• U.S. Citizen Children of Undocumented Parents: Examining Political Activism and Immigrant Generation Identity

      Hsueh, Roselyn; Temple University. Honors Program (Temple University. Libraries, 2020)
      How do U.S. born children of undocumented parents politically act given their indirect experiences with ill-calibrated immigration policies? As immigration becomes a growing concern for undocumented communities and their mixed-status families, U.S. born children of undocumented parents may be more likely than children of U.S. citizen parents to engage in democratic activism demonstrating opposition to anti-immigrant policies. Experiencing fear of a parent’s deportation, U.S. born citizens of undocumented parents act in resistance to policies that are overly restrictive to the livelihoods of their mixed-status family and policies that appear anti-immigrant.
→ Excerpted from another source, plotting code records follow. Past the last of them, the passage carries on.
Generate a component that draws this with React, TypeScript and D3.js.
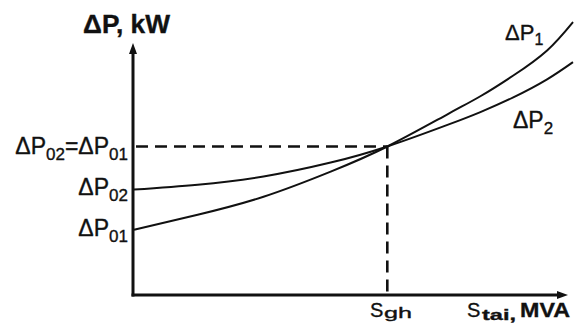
import React from "react";
import { scaleLinear, line, curveNatural } from "d3";

// load S (relative units) and losses for two transformers
const sValues = [0, 14.5, 29.5, 44.8, 57.7, 71.4, 78.9, 86.4, 94.1, 100];
const dP1Values = [23.9, 29.4, 36.0, 45.2, 54.4, 66.2, 72.8, 80.4, 89.6, 100];
const dP2Values = [38.6, 40.4, 43.4, 48.5, 54.4, 62.3, 67.0, 72.4, 79.0, 85.3];

const sGh = 57.7; // crossing point
const dPCross = 54.4;
const dP01 = dP1Values[0];
const dP02 = dP2Values[0];

const FONT = "'Liberation Sans', Arial, sans-serif";
const INK = "#111";

const App = () => {
  const width = 580;
  const height = 330;

  const x = scaleLinear().domain([0, 100]).range([134, 573]);
  const y = scaleLinear().domain([0, 100]).range([295, 22]);

  const x0 = x(0) - 1;
  const y0 = y(0);
  const yTop = 43; // arrow tip of the vertical axis
  const xEnd = 568; // arrow tip of the horizontal axis

  const path = line<number>()
    .x((_, i) => x(sValues[i]))
    .y((d) => y(d))
    .curve(curveNatural);

  // scanned-look text is a bit heavier than plain glyphs
  const txt = { fontFamily: FONT, fill: INK, stroke: INK, strokeWidth: 0.35 } as const;

  return (
    <svg
      width={width}
      height={height}
      style={{ position: "absolute", left: 0, top: 0, background: "#fff" }}
    >
      {/* axes */}
      <line x1={x0} y1={y0 + 1.5} x2={x0} y2={yTop + 8} stroke={INK} strokeWidth={3} />
      <path d={`M${x0},${yTop} L${x0 - 4},${yTop + 11} L${x0 + 4},${yTop + 11} Z`} fill={INK} />
      <line x1={x0 - 1.5} y1={y0} x2={xEnd - 8} y2={y0} stroke={INK} strokeWidth={3} />
      <path d={`M${xEnd},${y0} L${xEnd - 11},${y0 - 4} L${xEnd - 11},${y0 + 4} Z`} fill={INK} />

      {/* guide lines */}
      <line
        x1={x0 + 3}
        y1={y(dPCross)}
        x2={x(sGh)}
        y2={y(dPCross)}
        stroke={INK}
        strokeWidth={2.6}
        strokeDasharray="12,7"
      />
      <line
        x1={x(sGh)}
        y1={y(dPCross)}
        x2={x(sGh)}
        y2={y0}
        stroke={INK}
        strokeWidth={2.6}
        strokeDasharray="12,7"
      />

      {/* curves */}
      <path d={path(dP1Values) || ""} fill="none" stroke={INK} strokeWidth={2} />
      <path d={path(dP2Values) || ""} fill="none" stroke={INK} strokeWidth={2} />

      {/* axis titles */}
      <text x={83} y={33} {...txt} fontSize={25} fontWeight="bold" textLength={87} lengthAdjust="spacingAndGlyphs">
        ΔP, kW
      </text>

      <text x={370} y={317} {...txt} fontSize={20}>S</text>
      <text x={384} y={318} {...txt} fontSize={15} textLength={28} lengthAdjust="spacingAndGlyphs">gh</text>

      <text x={467} y={317} {...txt} fontSize={20}>S</text>
      <text x={482} y={320} {...txt} fontSize={15} fontWeight="bold" textLength={34} lengthAdjust="spacingAndGlyphs">tai,</text>
      <text x={520} y={317} {...txt} fontSize={21} fontWeight="bold" textLength={50} lengthAdjust="spacingAndGlyphs">MVA</text>

      {/* y-side labels */}
      <text x={128} y={y(dPCross) + 8} {...txt} fontSize={23} textAnchor="end">
        ΔP<tspan fontSize={17} dy={6}>02</tspan>
        <tspan dy={-6}>=ΔP</tspan>
        <tspan fontSize={17} dy={6}>01</tspan>
      </text>
      <text x={128} y={y(dP02) + 5} {...txt} fontSize={23} textAnchor="end">
        ΔP<tspan fontSize={17} dy={6}>02</tspan>
      </text>
      <text x={128} y={y(dP01) + 6} {...txt} fontSize={23} textAnchor="end">
        ΔP<tspan fontSize={17} dy={6}>01</tspan>
      </text>

      {/* curve labels */}
      <text x={505} y={40} {...txt} fontSize={22}>
        ΔP<tspan fontSize={16} dy={5}>1</tspan>
      </text>
      <text x={513} y={128} {...txt} fontSize={23}>
        ΔP<tspan fontSize={17} dy={6}>2</tspan>
      </text>
    </svg>
  );
};

export default App;
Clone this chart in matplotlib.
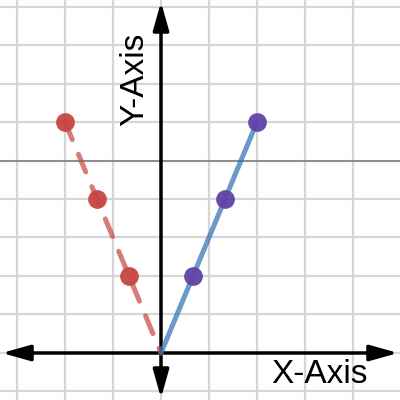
import matplotlib
matplotlib.use('Agg')
import matplotlib.pyplot as plt
import numpy as np

plt.rcParams['font.family'] = ['Liberation Sans', 'DejaVu Sans']
plt.rcParams['lines.scale_dashes'] = False

# ---- data ----
red_x = [-6, -4, -2]
red_y = [6, 4, 2]
blue_x = [2, 4, 6]
blue_y = [2, 4, 6]
origin_x = 0
origin_y = 0
ref_line_y = 5
x_label = "X-Axis"
y_label = "Y-Axis"
x_grid_ticks = [-9, -6, -3, 0, 3, 6, 9, 12]
y_grid_ticks = [-1, 0, 1, 2, 3, 4, 5, 6, 7, 8, 9]

fig = plt.figure(figsize=(4, 4), dpi=100)
ax = fig.add_axes([0, 0, 1, 1])
xlim = (-10.0625, 14.9375)
ylim = (-1.221, 9.169)
ax.set_xlim(xlim)
ax.set_ylim(ylim)
for s in ax.spines.values():
    s.set_visible(False)
ax.set_xticks(x_grid_ticks)
ax.set_yticks(y_grid_ticks)
ax.tick_params(length=0, labelbottom=False, labelleft=False)
ax.grid(True, color='#d6d6d6', lw=1.6)
ax.set_axisbelow(True)

ax.axhline(ref_line_y, color='#8c8c8c', lw=1.4, zorder=1)

# axes arrows
xspan = xlim[1] - xlim[0]
yspan = ylim[1] - ylim[0]
arrow_style = '<|-|>,head_length=17,head_width=4.8'
ax.annotate('', xy=(xlim[1] - xspan * 0.005, 0), xytext=(xlim[0] + xspan * 0.005, 0),
            arrowprops=dict(arrowstyle=arrow_style, mutation_scale=1, color='black',
                            lw=2.5, shrinkA=0, shrinkB=0), zorder=2)
ax.annotate('', xy=(0, ylim[1] - yspan * 0.005), xytext=(0, ylim[0] + yspan * 0.005),
            arrowprops=dict(arrowstyle=arrow_style, mutation_scale=1, color='black',
                            lw=2.5, shrinkA=0, shrinkB=0), zorder=2)

# lines
ax.plot(red_x + [origin_x], red_y + [origin_y], color='#c74440', alpha=0.7, lw=3.6,
        linestyle=(0, (13.7, 11.5)), dash_capstyle='round', zorder=3)
ax.plot([origin_x] + blue_x, [origin_y] + blue_y, color='#2d70b3', alpha=0.7, lw=3.6,
        solid_capstyle='round', zorder=3)

# markers
ax.plot(red_x, red_y, 'o', color='#c74440', ms=13.5, mew=0, alpha=0.95, zorder=4)
ax.plot(blue_x, blue_y, 'o', color='#6042a6', ms=13.5, mew=0, alpha=0.95, zorder=4)

fig.text(0.8, 1 - 383 / 400, x_label, fontsize=24, ha='center', va='baseline')
fig.text(143 / 400, 1 - 79.5 / 400, y_label, fontsize=24, ha='center', va='baseline',
         rotation=90, rotation_mode='anchor')

fig.savefig('out.png', dpi=100)
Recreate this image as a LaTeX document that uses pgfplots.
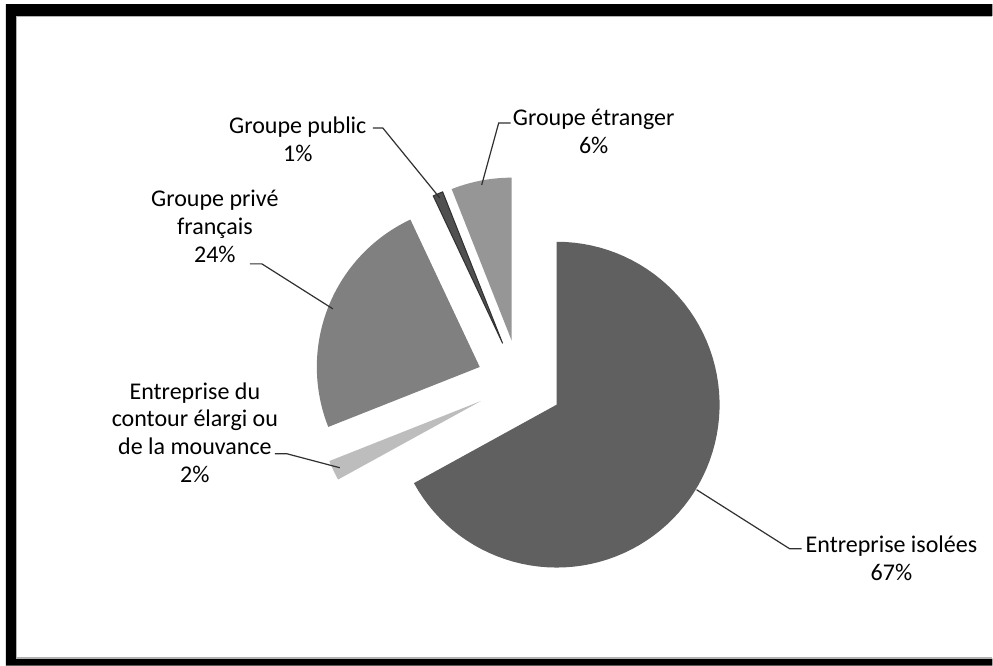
\documentclass[border=0pt]{standalone}
\usepackage{fontspec}
\setmainfont{Carlito}
\usepackage{pgfplots}
\usepackage{pgfplotstable}
\pgfplotsset{compat=1.18}
\definecolor{cIso}{HTML}{606060}
\definecolor{cCont}{HTML}{BDBDBD}
\definecolor{cPriv}{HTML}{808080}
\definecolor{cPub}{HTML}{505050}
\definecolor{cEtr}{HTML}{969696}
\definecolor{leader}{HTML}{303030}
\tikzset{lbl/.style={font=\fontsize{12pt}{14pt}\selectfont, align=center, inner sep=0pt, text=black}}
% slice: start cumulative %, end cumulative %, colour, extra options
\newcommand\slice[4]{%
  \pgfmathsetmacro\sa{3.6*#1}%
  \pgfmathsetmacro\ea{3.6*#2}%
  \pgfmathsetmacro\ax{520+43*sin(1.8*(#1+#2))}%
  \pgfmathsetmacro\ay{383-43*cos(1.8*(#1+#2))}%
  \edef\doslice{\noexpand\addplot[fill=#3, draw=none, #4, domain=\sa:\ea, samples=80, variable=\noexpand\t]
    ({\ax+163*sin(\noexpand\t)}, {\ay-163*cos(\noexpand\t)}) -- (axis cs:\ax,\ay) -- cycle;}%
  \doslice}
\begin{document}
\begin{tikzpicture}
\begin{axis}[scale only axis, width=496.5pt, height=333pt,
  xmin=0, xmax=993, ymin=0, ymax=666, y dir=reverse,
  axis lines=none, clip=false]
% background (fixes the picture's extent)
\addplot[fill=white, draw=none] coordinates {(0,0) (993,0) (993,666) (0,666)} -- cycle;
% frame
\addplot[fill=black, draw=none] coordinates {(6,4) (993,4) (993,16) (16,16) (16,659) (993,659) (993,666) (6,666)} -- cycle;
\addplot[color=gray!60, line width=0.6pt] coordinates {(993,16.6) (16.6,16.6) (16.6,658.4) (993,658.4)};
% pie slices (percentages: 67, 2, 24, 1, 6)
\slice{0}{67}{cIso}{}
\slice{67}{69}{cCont}{}
\slice{69}{93}{cPriv}{}
\slice{93}{94}{cPub}{draw=leader, line width=0.5pt}
\slice{94}{100}{cEtr}{}
% leader lines
\addplot[leader, line width=0.6pt] coordinates {(373,128) (383,128) (440,198)};
\addplot[leader, line width=0.6pt] coordinates {(511,123) (499,123) (482,185)};
\addplot[leader, line width=0.6pt] coordinates {(250,264) (262,264) (333,309)};
\addplot[leader, line width=0.6pt] coordinates {(275,454) (287,454) (340,468)};
\addplot[leader, line width=0.6pt] coordinates {(697,490) (790,549) (802,549)};
% labels
\node[lbl] at (axis cs:298,139) {Groupe public\\1\%};
\node[lbl] at (axis cs:594,131) {Groupe étranger\\6\%};
\node[lbl] at (axis cs:215,226) {Groupe privé\\français\\24\%};
\node[lbl] at (axis cs:195,433) {Entreprise du\\contour élargi ou\\de la mouvance\\2\%};
\node[lbl] at (axis cs:892,559) {Entreprise isolées\\67\%};
\end{axis}
\end{tikzpicture}
\end{document}
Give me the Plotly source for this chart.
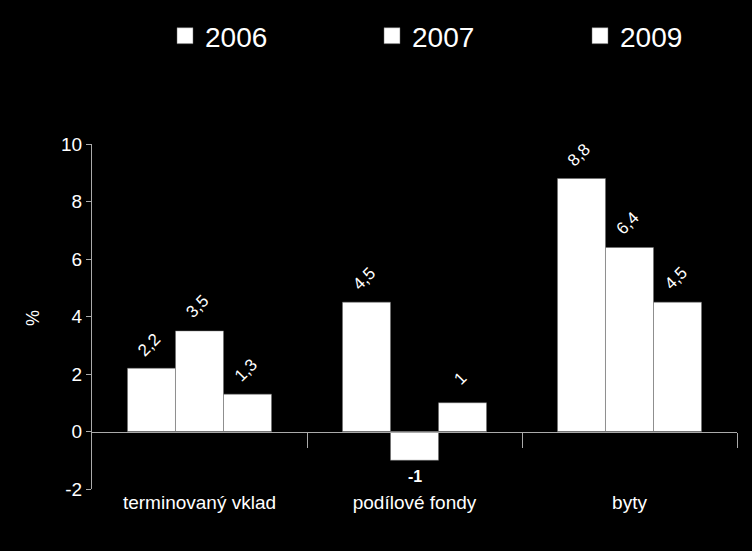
import plotly.graph_objects as go

categories = ["terminovaný vklad", "podílové fondy", "byty"]
years = ["2006", "2007", "2009"]
v2006 = [2.2, 4.5, 8.8]
v2007 = [3.5, -1, 6.4]
v2009 = [1.3, 1, 4.5]
series = [v2006, v2007, v2009]
y_ticks = [-2, 0, 2, 4, 6, 8, 10]

FONT = "Liberation Sans, Arial, sans-serif"
xpos = list(range(len(categories)))

L, R, T, B = 92, 15, 144, 62
W, H = 752, 551
PW, PH = W - L - R, H - T - B

def fmt(v):
    return ("%g" % v).replace(".", ",")

legend_names = ["legend", "legend2", "legend3"]
text_starts = [207, 414, 622]

fig = go.Figure()
for name, vals in zip(years, series):
    fig.add_trace(go.Bar(
        x=xpos, y=vals, name=name, showlegend=False,
        marker=dict(color="white", line=dict(color="#666666", width=0.5)),
        cliponaxis=False,
    ))

# legend entries with larger square swatches
for name, lg in zip(years, legend_names):
    fig.add_trace(go.Scatter(
        x=[None], y=[None], name=name, legend=lg, mode="markers",
        marker=dict(symbol="square", size=18, color="white",
                    line=dict(color="#666666", width=0.5)),
        hoverinfo="skip"))

bargap = 0.33
bw = (1 - bargap) / 3
offsets = [-1, 0, 1]
annotations = []
for si, vals in enumerate(series):
    for ci, v in enumerate(vals):
        xc = ci + offsets[si] * bw
        if v < 0:
            annotations.append(dict(
                x=xc, y=v, xref="x", yref="y",
                text="<b>%s</b>" % fmt(v), showarrow=False,
                xanchor="center", yanchor="middle", yshift=-16,
                font=dict(color="white", size=16, family=FONT)))
        else:
            annotations.append(dict(
                x=xc, y=v, xref="x", yref="y",
                text=fmt(v), showarrow=False, textangle=-45,
                xanchor="center", yanchor="middle", yshift=24, xshift=-2,
                font=dict(color="white", size=17, family=FONT)))
annotations.append(dict(
    x=(33 - L) / PW, y=(H - B - 318) / PH, xref="paper", yref="paper",
    text="%", showarrow=False, textangle=-90, xanchor="center", yanchor="middle",
    font=dict(color="white", size=18, family=FONT)))

# invisible trace to activate the zero-line x axis
fig.add_trace(go.Scatter(x=[0], y=[0], xaxis="x2", mode="markers",
                         marker=dict(opacity=0), showlegend=False, hoverinfo="skip"))

legends = {}
for lg, ts in zip(legend_names, text_starts):
    legends[lg] = dict(
        orientation="h", x=(ts - 42 - L) / PW, xanchor="left",
        y=(H - B - 36) / PH, yanchor="middle",
        font=dict(size=28, color="white", family=FONT),
        bgcolor="rgba(0,0,0,0)", itemsizing="trace")

fig.update_layout(
    width=W, height=H,
    paper_bgcolor="black", plot_bgcolor="black",
    margin=dict(l=L, r=R, t=T, b=B, autoexpand=False),
    barmode="group", bargap=bargap, bargroupgap=0,
    font=dict(family=FONT, color="white"),
    showlegend=True,
    xaxis=dict(range=[-0.5, 2.5], tickvals=xpos, ticktext=categories,
               showline=False, showgrid=False, zeroline=False, ticks="",
               tickfont=dict(size=19, color="white", family=FONT), ticklabelstandoff=0),
    xaxis2=dict(range=[-0.5, 2.5], overlaying="x", anchor="free",
                position=(0 - (-2)) / 12, tickvals=[0.5, 1.5, 2.5],
                showticklabels=False, ticks="outside", ticklen=15, tickcolor="#aaaaaa",
                tickwidth=1, showline=True, linecolor="#aaaaaa", linewidth=1,
                showgrid=False, zeroline=False, side="bottom"),
    yaxis=dict(range=[-2, 10], tickvals=y_ticks, ticktext=[str(t) for t in y_ticks],
               ticks="outside", ticklen=5,
               tickcolor="#aaaaaa", showline=True, linecolor="#aaaaaa", linewidth=1,
               showgrid=False, zeroline=False,
               tickfont=dict(size=19, color="white", family=FONT)),
    annotations=annotations,
    **legends,
)

fig.write_html("out.html")
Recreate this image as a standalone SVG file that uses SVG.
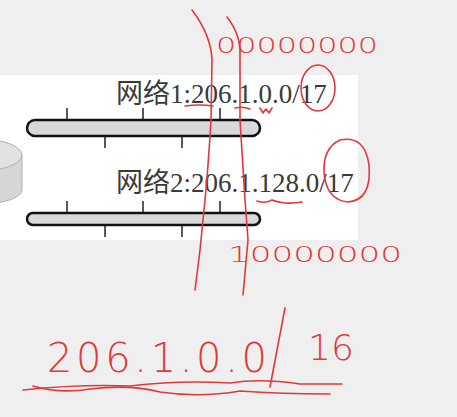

Given their citizenship and account for a growing population in the United States, these individuals can engage in electoral politics and influence the abolition of punitive immigration laws. Little research exists addressing whether a parent’s legal status impacts the political engagement of their U.S. citizen children, despite the existence of nearly 17 million Americans living within a mixed-status family. By examining civic engagement data from first-generation children of undocumented immigrants and children of U.S. citizen parents, I will identify whether exposure to navigating “illegality” through their parents and the impact it has on their family’s livelihoods politically mobilizes them and if it surpasses the activism of their third-plus generation counterparts.